Ken Greenberg has been working on the waterfront almost as long as Mr. Letnik, but instead of frying scampi he's been redesigning a precinct. He was on David Crombie's waterfront commission and was the city's head of architecture and urban design from 1977 to 1987. More recently, he worked on the award-winning plan for the Port Lands (the one without the mega-mall).

He sees Captain John's as the poplar tree of a young forest.

"In nature, you have early species which create conditions for others to come. Poplars grow fast, alter the soil and microclimate, and then give way. Before Captain John's, the public didn't know about the waterfront. A lot of it was inaccessible. These early experimental uses opened people's eyes and gave them a reason to be here," Mr. Greenberg says.

"Now, the city has grown to the edge of the water and what's needed is a great public space that looks onto the harbour. The large ship literally blocks the view. It's time for it to give way for more appropriate uses of that strategic piece of land."

Chris Fernandez knows all about blocked views. He's been looking directly out at Captain John's from his Queen's Quay condo unit for 11 years, a period of time over which Mr. Letnik admits the ship hasn't been painted. "At first we didn't have any curtains," Mr. Fernandez says pointedly.

"It doesn't really fit in here any more," he says. "It needs to go, I think."

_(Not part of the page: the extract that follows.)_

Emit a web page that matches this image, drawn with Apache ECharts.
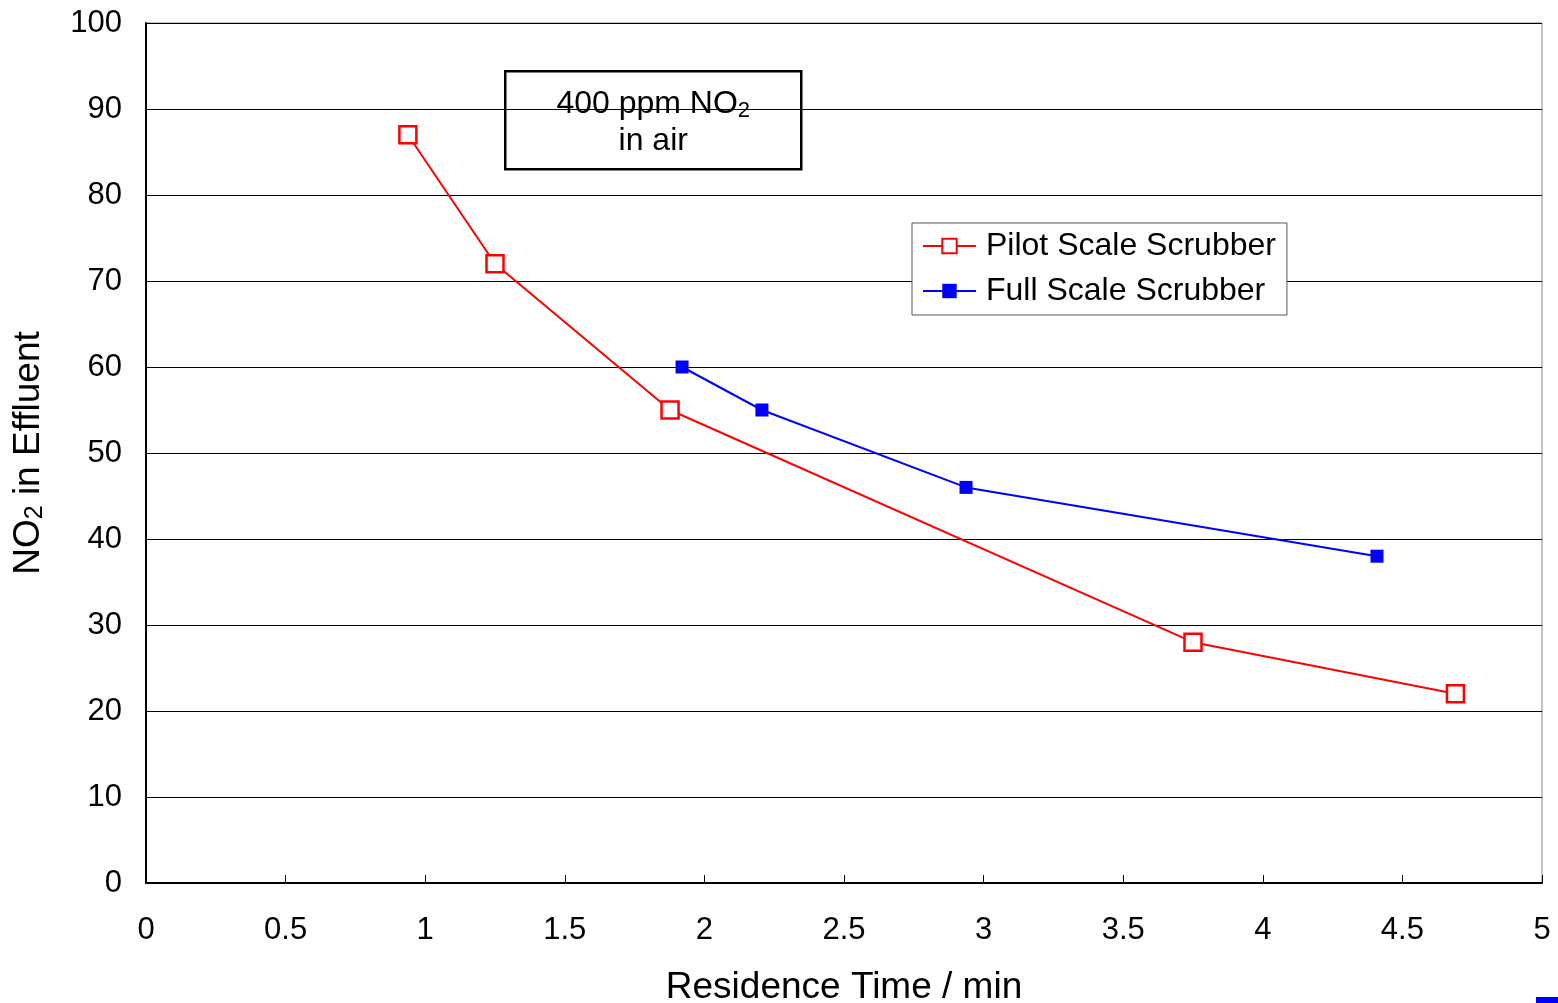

Seventy-seven-year-old Donald McCartney squints into the sun as he looks up at the for sale sign crammed in the ship's railing. He's not eager to see it go – he's an admitted fan of boats and trains – but fears its time has probably come.

"I think the thing's had the biscuit myself," he says. "It's been here a long time. I think they'll send it packing.

"I remember when this was all empty yards and warehouses," the lifelong Torontonian says, sweeping his hand along Queen's Quay. "The city is always changing."